Curb harassment with policy, prompt action

You can’t control everything that happens in the workplace. Despite your best efforts, a supervisor might still harass your employees. That doesn’t mean you’re defenseless.

A good sexual harassment policy, thorough training for everyone (including supervisors and rank-and-file employees) and prompt action can save the day.

Recent case: Lucy worked as an emergency dispatcher for Bucks County, which gives its employee handbook to all new staffers when they’re hired. It includes a policy spelling out what harassment is and how to report it, and explains the county’s zero-tolerance stance against harassment. Every time the policy changes, an HR representative personally visits each work location and hands all employees a copy of the amended policy. Each employee then signs an acknowledgment that they have received the revision.

Lucy complained that her supervisor was a constant sexual harasser, rubbing up against his subordinates, calling them sexually suggestive and obscene names and generally creating a sexually hostile work environment.
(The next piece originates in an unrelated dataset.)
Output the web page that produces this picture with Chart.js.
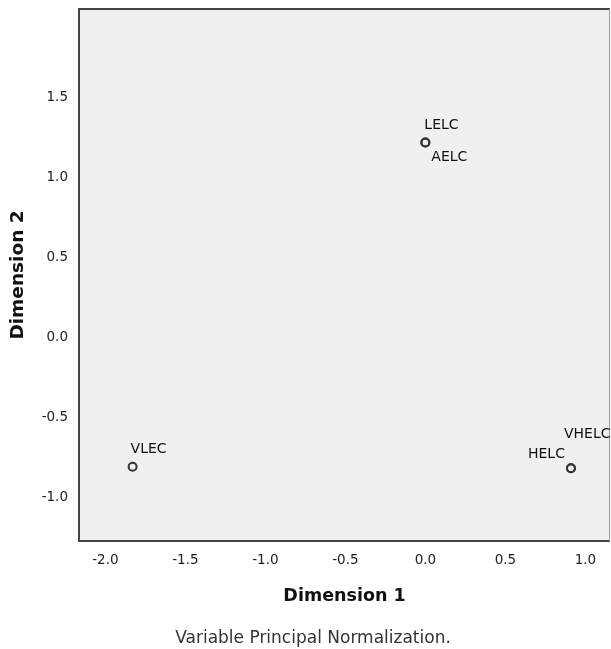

However, Lucy didn’t say anything until long after she had been transferred to a different shift where she no longer had to deal with the manager. She had several opportunities to complain earlier, but merely said that the manager was hard to work with and didn’t provide any details.

The county investigated and the harasser retired. Lucy then sued.

She lost. The court said the county was in the clear because it had made every effort to encourage employees to report harassment and then acted fast when it finally learned what the supervisor had been doing. (Olivieri v. County of Bucks, et al., No. 11-4130, 3rd Cir., 2012)

Final note: Are your sexual harassment policies up-to-date? Have you trained everyone? Now may be the perfect time to review your handbook and conduct training on your harassment policy.